Samsung Securities officials reportedly said those who sold off shares replaced the quantity through buy-backs Friday, following the firm’s “guidance.”

But the incident shed light on Samsung Securities’ ability to issue unauthorized stocks and misappropriate them.

Of all shareholding employees who were mistakenly given shares that did not exist, 16 of them instantly sold off over a combined 5 million stocks, raising issue of moral hazard.

Despite not withholding its own shares, the brokerage was able to create new stocks through a simple keyboard input, drawing speculation that such “virtual stocks” could be traded like real stocks and that could be carried out without reporting it to the brokerage.

The FSS also reportedly accused Samsung Securities of failing to have multilayered screening of the dividend payment process.

Angry investors have been posting in an online petition to the South Korean presidential office Cheong Wa Dae.

As of Sunday at around 6 p.m., one of the online public petitions demanding a stronger oversight on Samsung Securities had collected some 137,000 signatures in just two days.

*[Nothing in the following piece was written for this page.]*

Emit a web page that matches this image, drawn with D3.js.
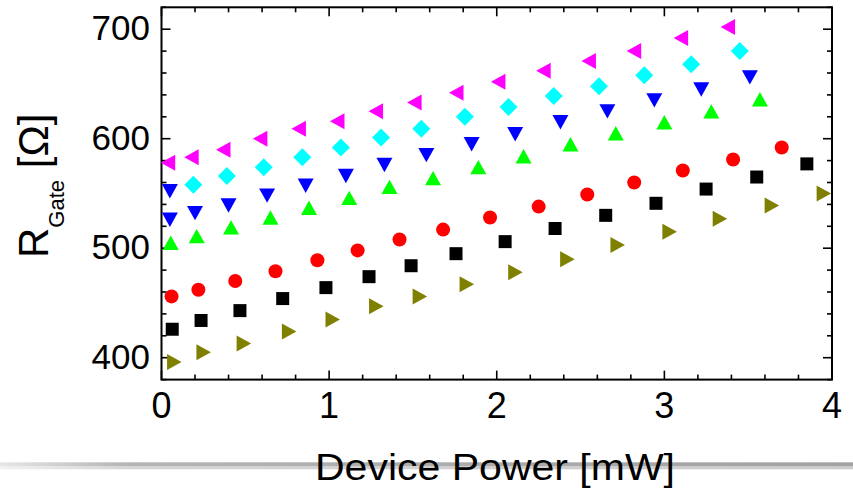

“The recent incident shows that a securities firm can create and sell its shares at will, then shouldn’t we see this as fraud?” read the petition posted Friday.

If the number of public endorsement reaches 200,000 within a month after the petition was posted, the presidential office and other government agencies related to the issue will look over the case.

The petition also expressed concerns that such trading of unauthorized stocks could be misused in short selling without borrowing, while demanding an all-out ban on short selling on South Korea’s financial market. 

Short selling refers to the sale of assets that a seller does not own. Through the activity, a short seller borrows assets from a certain entity, sells them, then repurchases the assets to return them to the lender. The short seller gains profit when the value of the assets depreciates.

“We demand a repeal of short selling because ordinary people have always fallen prey to it,” the petition reads.